Work to be completed =>
Repeat the material below word for word and leave out all pictures.

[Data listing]
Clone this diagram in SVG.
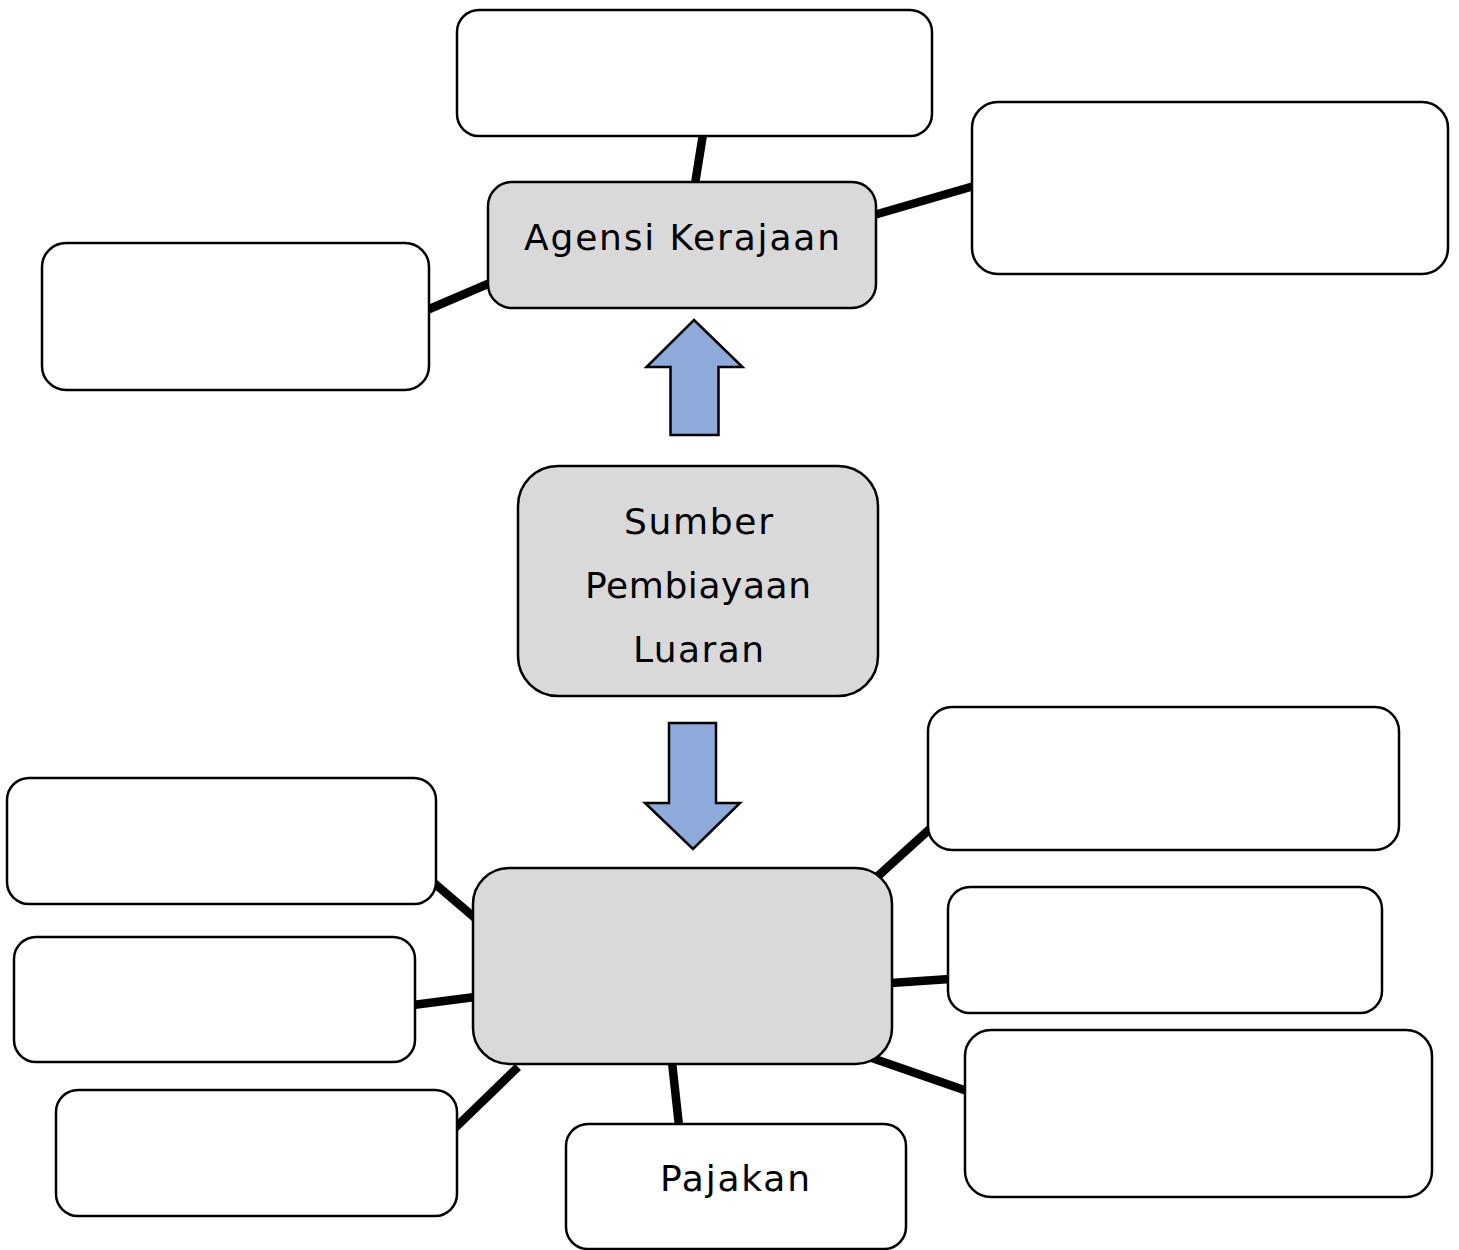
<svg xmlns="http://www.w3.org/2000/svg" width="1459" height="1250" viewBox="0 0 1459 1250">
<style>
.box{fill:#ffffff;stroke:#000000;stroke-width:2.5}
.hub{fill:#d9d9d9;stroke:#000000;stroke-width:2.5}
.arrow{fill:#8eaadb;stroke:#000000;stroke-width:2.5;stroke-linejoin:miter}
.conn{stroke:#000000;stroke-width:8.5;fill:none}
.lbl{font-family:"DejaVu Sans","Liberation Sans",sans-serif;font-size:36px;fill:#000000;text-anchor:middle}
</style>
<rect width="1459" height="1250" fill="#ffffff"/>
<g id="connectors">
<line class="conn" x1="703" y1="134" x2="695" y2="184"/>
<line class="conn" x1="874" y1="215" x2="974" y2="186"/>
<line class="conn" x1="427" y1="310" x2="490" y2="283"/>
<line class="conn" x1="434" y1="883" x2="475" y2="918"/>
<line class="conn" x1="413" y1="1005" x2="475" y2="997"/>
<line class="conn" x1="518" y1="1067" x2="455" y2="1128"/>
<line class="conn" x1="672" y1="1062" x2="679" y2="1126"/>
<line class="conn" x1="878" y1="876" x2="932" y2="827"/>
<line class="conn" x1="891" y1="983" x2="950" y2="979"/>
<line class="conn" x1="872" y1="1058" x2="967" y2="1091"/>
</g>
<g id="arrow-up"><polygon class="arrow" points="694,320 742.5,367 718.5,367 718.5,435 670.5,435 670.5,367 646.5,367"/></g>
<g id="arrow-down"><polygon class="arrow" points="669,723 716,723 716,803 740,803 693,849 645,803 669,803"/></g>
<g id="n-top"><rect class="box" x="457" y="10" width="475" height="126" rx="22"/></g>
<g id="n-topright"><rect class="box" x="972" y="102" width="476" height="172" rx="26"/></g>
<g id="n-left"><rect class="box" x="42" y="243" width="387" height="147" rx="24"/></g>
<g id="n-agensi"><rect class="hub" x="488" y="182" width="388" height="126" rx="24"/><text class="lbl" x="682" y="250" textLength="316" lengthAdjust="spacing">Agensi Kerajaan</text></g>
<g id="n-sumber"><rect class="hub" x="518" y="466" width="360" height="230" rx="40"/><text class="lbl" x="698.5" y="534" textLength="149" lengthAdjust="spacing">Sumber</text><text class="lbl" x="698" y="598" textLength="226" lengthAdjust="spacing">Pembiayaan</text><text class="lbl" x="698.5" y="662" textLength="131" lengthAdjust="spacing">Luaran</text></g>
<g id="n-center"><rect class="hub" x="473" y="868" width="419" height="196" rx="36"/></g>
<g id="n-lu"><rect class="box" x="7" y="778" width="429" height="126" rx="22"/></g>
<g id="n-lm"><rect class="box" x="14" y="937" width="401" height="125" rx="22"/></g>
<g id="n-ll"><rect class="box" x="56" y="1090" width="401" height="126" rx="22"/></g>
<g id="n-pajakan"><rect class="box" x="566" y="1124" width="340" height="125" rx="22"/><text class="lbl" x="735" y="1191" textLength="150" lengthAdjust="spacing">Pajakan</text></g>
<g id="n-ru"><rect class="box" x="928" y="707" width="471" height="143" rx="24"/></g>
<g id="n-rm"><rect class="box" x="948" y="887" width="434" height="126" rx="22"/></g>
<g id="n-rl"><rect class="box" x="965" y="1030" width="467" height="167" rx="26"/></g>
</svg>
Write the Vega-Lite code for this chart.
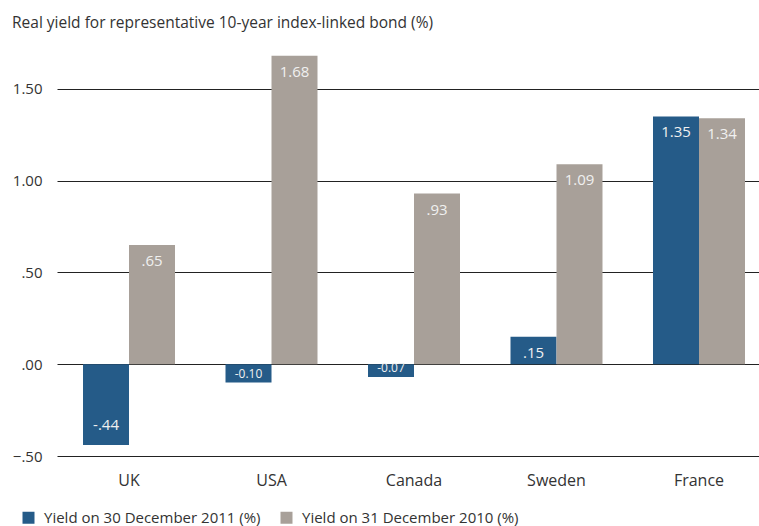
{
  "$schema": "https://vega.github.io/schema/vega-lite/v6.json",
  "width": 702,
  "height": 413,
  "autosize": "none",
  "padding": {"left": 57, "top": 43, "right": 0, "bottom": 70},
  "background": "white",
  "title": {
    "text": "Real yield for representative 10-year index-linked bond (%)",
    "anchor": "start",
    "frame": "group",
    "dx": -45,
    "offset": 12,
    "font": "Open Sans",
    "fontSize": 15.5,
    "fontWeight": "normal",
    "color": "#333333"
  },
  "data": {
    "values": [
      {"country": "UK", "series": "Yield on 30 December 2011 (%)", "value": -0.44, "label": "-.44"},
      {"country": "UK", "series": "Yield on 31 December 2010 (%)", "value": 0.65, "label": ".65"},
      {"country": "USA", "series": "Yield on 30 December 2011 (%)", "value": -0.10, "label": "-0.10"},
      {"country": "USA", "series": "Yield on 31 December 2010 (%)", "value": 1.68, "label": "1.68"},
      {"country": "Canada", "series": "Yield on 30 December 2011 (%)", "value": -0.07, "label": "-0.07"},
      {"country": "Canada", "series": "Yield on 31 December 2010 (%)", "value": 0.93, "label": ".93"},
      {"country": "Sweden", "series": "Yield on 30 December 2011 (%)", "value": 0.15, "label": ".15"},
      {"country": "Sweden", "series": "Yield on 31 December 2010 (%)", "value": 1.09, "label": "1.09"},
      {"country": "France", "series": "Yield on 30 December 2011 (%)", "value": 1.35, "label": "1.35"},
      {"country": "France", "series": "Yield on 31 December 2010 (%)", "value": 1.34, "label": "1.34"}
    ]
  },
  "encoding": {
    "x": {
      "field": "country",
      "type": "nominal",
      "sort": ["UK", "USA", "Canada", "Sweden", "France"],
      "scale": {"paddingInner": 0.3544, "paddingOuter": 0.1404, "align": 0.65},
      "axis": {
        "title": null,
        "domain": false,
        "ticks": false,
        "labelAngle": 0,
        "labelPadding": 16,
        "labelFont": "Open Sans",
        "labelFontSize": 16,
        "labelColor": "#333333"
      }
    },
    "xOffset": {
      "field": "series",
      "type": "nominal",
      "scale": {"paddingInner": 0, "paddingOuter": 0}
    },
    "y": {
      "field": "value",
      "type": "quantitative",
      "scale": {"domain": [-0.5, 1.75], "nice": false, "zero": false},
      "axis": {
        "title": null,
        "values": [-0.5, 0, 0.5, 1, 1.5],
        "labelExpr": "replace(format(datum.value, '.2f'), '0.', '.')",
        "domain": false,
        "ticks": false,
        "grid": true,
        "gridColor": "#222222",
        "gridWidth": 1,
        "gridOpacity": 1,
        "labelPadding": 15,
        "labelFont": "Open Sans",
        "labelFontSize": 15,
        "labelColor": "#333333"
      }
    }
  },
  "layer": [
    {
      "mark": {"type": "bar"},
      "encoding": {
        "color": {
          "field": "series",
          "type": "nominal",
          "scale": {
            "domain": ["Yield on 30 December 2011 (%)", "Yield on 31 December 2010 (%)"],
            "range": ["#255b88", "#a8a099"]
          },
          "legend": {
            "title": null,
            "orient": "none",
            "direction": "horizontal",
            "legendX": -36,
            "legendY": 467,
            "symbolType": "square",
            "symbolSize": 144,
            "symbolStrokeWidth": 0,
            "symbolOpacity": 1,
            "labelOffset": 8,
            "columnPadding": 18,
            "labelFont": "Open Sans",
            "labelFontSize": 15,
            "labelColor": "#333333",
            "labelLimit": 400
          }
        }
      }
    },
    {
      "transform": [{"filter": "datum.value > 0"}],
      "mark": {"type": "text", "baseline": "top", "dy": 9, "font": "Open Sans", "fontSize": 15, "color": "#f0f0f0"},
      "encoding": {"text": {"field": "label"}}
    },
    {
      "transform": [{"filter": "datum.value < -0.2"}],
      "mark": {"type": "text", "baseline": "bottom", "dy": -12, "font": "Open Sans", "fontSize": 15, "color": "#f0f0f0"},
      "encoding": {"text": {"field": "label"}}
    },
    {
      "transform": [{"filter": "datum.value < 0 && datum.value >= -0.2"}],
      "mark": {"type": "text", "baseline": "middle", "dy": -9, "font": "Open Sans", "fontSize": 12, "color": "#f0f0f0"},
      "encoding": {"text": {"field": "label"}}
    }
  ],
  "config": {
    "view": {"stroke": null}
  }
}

Reply =>
Clone this diagram in SVG.
<svg xmlns="http://www.w3.org/2000/svg" width="1459" height="1250" viewBox="0 0 1459 1250">
<style>
.box{fill:#ffffff;stroke:#000000;stroke-width:2.5}
.hub{fill:#d9d9d9;stroke:#000000;stroke-width:2.5}
.arrow{fill:#8eaadb;stroke:#000000;stroke-width:2.5;stroke-linejoin:miter}
.conn{stroke:#000000;stroke-width:8.5;fill:none}
.lbl{font-family:"DejaVu Sans","Liberation Sans",sans-serif;font-size:36px;fill:#000000;text-anchor:middle}
</style>
<rect width="1459" height="1250" fill="#ffffff"/>
<g id="connectors">
<line class="conn" x1="703" y1="134" x2="695" y2="184"/>
<line class="conn" x1="874" y1="215" x2="974" y2="186"/>
<line class="conn" x1="427" y1="310" x2="490" y2="283"/>
<line class="conn" x1="434" y1="883" x2="475" y2="918"/>
<line class="conn" x1="413" y1="1005" x2="475" y2="997"/>
<line class="conn" x1="518" y1="1067" x2="455" y2="1128"/>
<line class="conn" x1="672" y1="1062" x2="679" y2="1126"/>
<line class="conn" x1="878" y1="876" x2="932" y2="827"/>
<line class="conn" x1="891" y1="983" x2="950" y2="979"/>
<line class="conn" x1="872" y1="1058" x2="967" y2="1091"/>
</g>
<g id="arrow-up"><polygon class="arrow" points="694,320 742.5,367 718.5,367 718.5,435 670.5,435 670.5,367 646.5,367"/></g>
<g id="arrow-down"><polygon class="arrow" points="669,723 716,723 716,803 740,803 693,849 645,803 669,803"/></g>
<g id="n-top"><rect class="box" x="457" y="10" width="475" height="126" rx="22"/></g>
<g id="n-topright"><rect class="box" x="972" y="102" width="476" height="172" rx="26"/></g>
<g id="n-left"><rect class="box" x="42" y="243" width="387" height="147" rx="24"/></g>
<g id="n-agensi"><rect class="hub" x="488" y="182" width="388" height="126" rx="24"/><text class="lbl" x="682" y="250" textLength="316" lengthAdjust="spacing">Agensi Kerajaan</text></g>
<g id="n-sumber"><rect class="hub" x="518" y="466" width="360" height="230" rx="40"/><text class="lbl" x="698.5" y="534" textLength="149" lengthAdjust="spacing">Sumber</text><text class="lbl" x="698" y="598" textLength="226" lengthAdjust="spacing">Pembiayaan</text><text class="lbl" x="698.5" y="662" textLength="131" lengthAdjust="spacing">Luaran</text></g>
<g id="n-center"><rect class="hub" x="473" y="868" width="419" height="196" rx="36"/></g>
<g id="n-lu"><rect class="box" x="7" y="778" width="429" height="126" rx="22"/></g>
<g id="n-lm"><rect class="box" x="14" y="937" width="401" height="125" rx="22"/></g>
<g id="n-ll"><rect class="box" x="56" y="1090" width="401" height="126" rx="22"/></g>
<g id="n-pajakan"><rect class="box" x="566" y="1124" width="340" height="125" rx="22"/><text class="lbl" x="735" y="1191" textLength="150" lengthAdjust="spacing">Pajakan</text></g>
<g id="n-ru"><rect class="box" x="928" y="707" width="471" height="143" rx="24"/></g>
<g id="n-rm"><rect class="box" x="948" y="887" width="434" height="126" rx="22"/></g>
<g id="n-rl"><rect class="box" x="965" y="1030" width="467" height="167" rx="26"/></g>
</svg>
Write the Vega-Lite code for this chart.
{
  "$schema": "https://vega.github.io/schema/vega-lite/v6.json",
  "width": 702,
  "height": 413,
  "autosize": "none",
  "padding": {"left": 57, "top": 43, "right": 0, "bottom": 70},
  "background": "white",
  "title": {
    "text": "Real yield for representative 10-year index-linked bond (%)",
    "anchor": "start",
    "frame": "group",
    "dx": -45,
    "offset": 12,
    "font": "Open Sans",
    "fontSize": 15.5,
    "fontWeight": "normal",
    "color": "#333333"
  },
  "data": {
    "values": [
      {"country": "UK", "series": "Yield on 30 December 2011 (%)", "value": -0.44, "label": "-.44"},
      {"country": "UK", "series": "Yield on 31 December 2010 (%)", "value": 0.65, "label": ".65"},
      {"country": "USA", "series": "Yield on 30 December 2011 (%)", "value": -0.10, "label": "-0.10"},
      {"country": "USA", "series": "Yield on 31 December 2010 (%)", "value": 1.68, "label": "1.68"},
      {"country": "Canada", "series": "Yield on 30 December 2011 (%)", "value": -0.07, "label": "-0.07"},
      {"country": "Canada", "series": "Yield on 31 December 2010 (%)", "value": 0.93, "label": ".93"},
      {"country": "Sweden", "series": "Yield on 30 December 2011 (%)", "value": 0.15, "label": ".15"},
      {"country": "Sweden", "series": "Yield on 31 December 2010 (%)", "value": 1.09, "label": "1.09"},
      {"country": "France", "series": "Yield on 30 December 2011 (%)", "value": 1.35, "label": "1.35"},
      {"country": "France", "series": "Yield on 31 December 2010 (%)", "value": 1.34, "label": "1.34"}
    ]
  },
  "encoding": {
    "x": {
      "field": "country",
      "type": "nominal",
      "sort": ["UK", "USA", "Canada", "Sweden", "France"],
      "scale": {"paddingInner": 0.3544, "paddingOuter": 0.1404, "align": 0.65},
      "axis": {
        "title": null,
        "domain": false,
        "ticks": false,
        "labelAngle": 0,
        "labelPadding": 16,
        "labelFont": "Open Sans",
        "labelFontSize": 16,
        "labelColor": "#333333"
      }
    },
    "xOffset": {
      "field": "series",
      "type": "nominal",
      "scale": {"paddingInner": 0, "paddingOuter": 0}
    },
    "y": {
      "field": "value",
      "type": "quantitative",
      "scale": {"domain": [-0.5, 1.75], "nice": false, "zero": false},
      "axis": {
        "title": null,
        "values": [-0.5, 0, 0.5, 1, 1.5],
        "labelExpr": "replace(format(datum.value, '.2f'), '0.', '.')",
        "domain": false,
        "ticks": false,
        "grid": true,
        "gridColor": "#222222",
        "gridWidth": 1,
        "gridOpacity": 1,
        "labelPadding": 15,
        "labelFont": "Open Sans",
        "labelFontSize": 15,
        "labelColor": "#333333"
      }
    }
  },
  "layer": [
    {
      "mark": {"type": "bar"},
      "encoding": {
        "color": {
          "field": "series",
          "type": "nominal",
          "scale": {
            "domain": ["Yield on 30 December 2011 (%)", "Yield on 31 December 2010 (%)"],
            "range": ["#255b88", "#a8a099"]
          },
          "legend": {
            "title": null,
            "orient": "none",
            "direction": "horizontal",
            "legendX": -36,
            "legendY": 467,
            "symbolType": "square",
            "symbolSize": 144,
            "symbolStrokeWidth": 0,
            "symbolOpacity": 1,
            "labelOffset": 8,
            "columnPadding": 18,
            "labelFont": "Open Sans",
            "labelFontSize": 15,
            "labelColor": "#333333",
            "labelLimit": 400
          }
        }
      }
    },
    {
      "transform": [{"filter": "datum.value > 0"}],
      "mark": {"type": "text", "baseline": "top", "dy": 9, "font": "Open Sans", "fontSize": 15, "color": "#f0f0f0"},
      "encoding": {"text": {"field": "label"}}
    },
    {
      "transform": [{"filter": "datum.value < -0.2"}],
      "mark": {"type": "text", "baseline": "bottom", "dy": -12, "font": "Open Sans", "fontSize": 15, "color": "#f0f0f0"},
      "encoding": {"text": {"field": "label"}}
    },
    {
      "transform": [{"filter": "datum.value < 0 && datum.value >= -0.2"}],
      "mark": {"type": "text", "baseline": "middle", "dy": -9, "font": "Open Sans", "fontSize": 12, "color": "#f0f0f0"},
      "encoding": {"text": {"field": "label"}}
    }
  ],
  "config": {
    "view": {"stroke": null}
  }
}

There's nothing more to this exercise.